** START OF RECORD EXCERPTS **
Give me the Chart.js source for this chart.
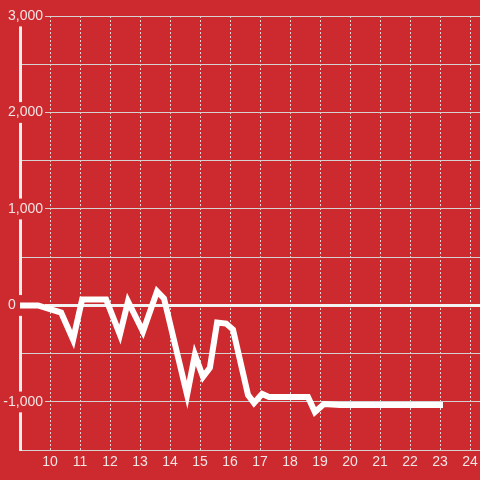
** END OF RECORD EXCERPTS **
** START OF RECORD EXCERPTS **
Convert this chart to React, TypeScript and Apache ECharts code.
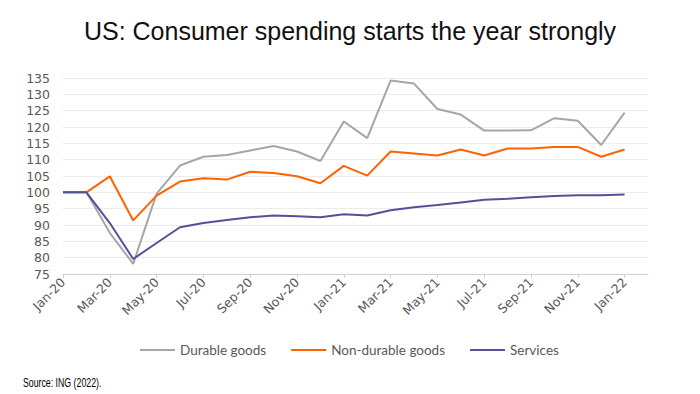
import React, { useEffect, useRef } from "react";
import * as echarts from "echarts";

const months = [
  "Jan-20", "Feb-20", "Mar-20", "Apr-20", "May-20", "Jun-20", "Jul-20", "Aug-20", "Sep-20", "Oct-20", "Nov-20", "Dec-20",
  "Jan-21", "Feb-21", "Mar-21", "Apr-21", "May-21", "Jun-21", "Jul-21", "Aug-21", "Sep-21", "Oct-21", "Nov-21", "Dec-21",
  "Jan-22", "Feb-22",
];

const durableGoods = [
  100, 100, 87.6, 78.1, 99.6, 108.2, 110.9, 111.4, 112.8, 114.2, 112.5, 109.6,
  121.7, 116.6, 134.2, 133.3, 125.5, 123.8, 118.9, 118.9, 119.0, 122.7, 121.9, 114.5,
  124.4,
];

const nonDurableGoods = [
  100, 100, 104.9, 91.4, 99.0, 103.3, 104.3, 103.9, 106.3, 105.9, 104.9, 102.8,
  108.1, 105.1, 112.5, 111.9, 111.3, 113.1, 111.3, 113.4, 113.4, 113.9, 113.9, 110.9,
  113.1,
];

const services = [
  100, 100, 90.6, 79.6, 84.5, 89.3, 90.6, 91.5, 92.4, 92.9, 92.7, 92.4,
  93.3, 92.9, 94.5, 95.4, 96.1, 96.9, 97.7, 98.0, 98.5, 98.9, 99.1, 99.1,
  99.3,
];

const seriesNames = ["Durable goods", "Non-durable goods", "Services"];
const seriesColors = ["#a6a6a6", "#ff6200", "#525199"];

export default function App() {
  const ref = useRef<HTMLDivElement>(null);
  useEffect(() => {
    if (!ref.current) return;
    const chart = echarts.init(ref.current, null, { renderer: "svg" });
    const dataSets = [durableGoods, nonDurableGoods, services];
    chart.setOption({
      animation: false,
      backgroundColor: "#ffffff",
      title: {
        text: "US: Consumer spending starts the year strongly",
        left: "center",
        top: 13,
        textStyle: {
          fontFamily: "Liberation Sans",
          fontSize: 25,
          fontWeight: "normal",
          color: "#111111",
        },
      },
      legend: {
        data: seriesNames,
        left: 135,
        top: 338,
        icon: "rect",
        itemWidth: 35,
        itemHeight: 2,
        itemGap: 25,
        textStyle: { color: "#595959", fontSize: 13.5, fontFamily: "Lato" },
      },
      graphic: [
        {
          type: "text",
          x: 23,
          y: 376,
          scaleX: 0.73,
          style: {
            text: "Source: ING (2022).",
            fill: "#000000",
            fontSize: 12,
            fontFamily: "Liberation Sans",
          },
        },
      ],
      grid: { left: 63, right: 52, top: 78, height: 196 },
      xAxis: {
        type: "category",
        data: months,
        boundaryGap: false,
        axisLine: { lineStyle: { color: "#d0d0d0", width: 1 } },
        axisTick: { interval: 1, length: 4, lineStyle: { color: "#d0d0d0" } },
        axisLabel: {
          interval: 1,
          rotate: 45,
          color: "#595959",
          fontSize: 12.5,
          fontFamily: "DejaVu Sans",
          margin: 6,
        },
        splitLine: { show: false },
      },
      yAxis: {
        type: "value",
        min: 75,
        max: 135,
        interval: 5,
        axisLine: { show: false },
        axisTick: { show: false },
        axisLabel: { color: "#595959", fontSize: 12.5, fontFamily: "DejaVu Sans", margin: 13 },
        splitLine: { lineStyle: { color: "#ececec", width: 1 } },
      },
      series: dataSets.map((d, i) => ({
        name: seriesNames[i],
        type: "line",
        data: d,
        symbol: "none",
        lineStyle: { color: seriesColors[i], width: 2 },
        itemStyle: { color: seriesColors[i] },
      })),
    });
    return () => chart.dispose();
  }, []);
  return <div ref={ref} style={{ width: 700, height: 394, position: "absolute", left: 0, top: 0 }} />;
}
** END OF RECORD EXCERPTS **
** START OF RECORD EXCERPTS **
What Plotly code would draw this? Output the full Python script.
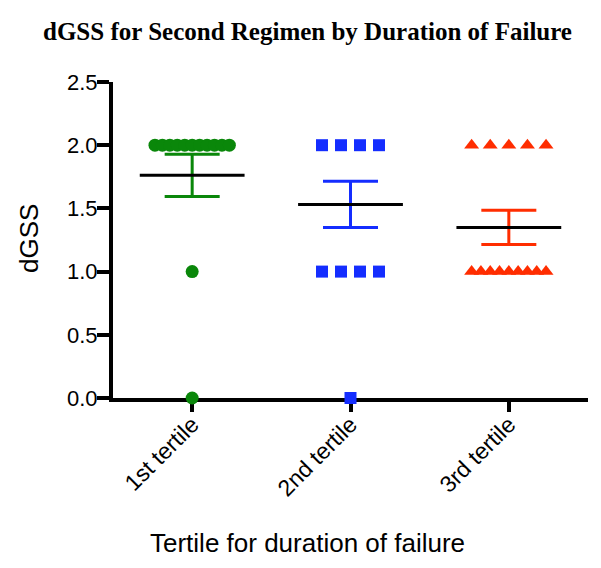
** END OF RECORD EXCERPTS **
EXERCISE GOAL = Search the records for the word "React". Copy every line that has it.

TASK RESPONSE =
Convert this chart to React, TypeScript and Apache ECharts code.
import React, { useEffect, useRef } from "react";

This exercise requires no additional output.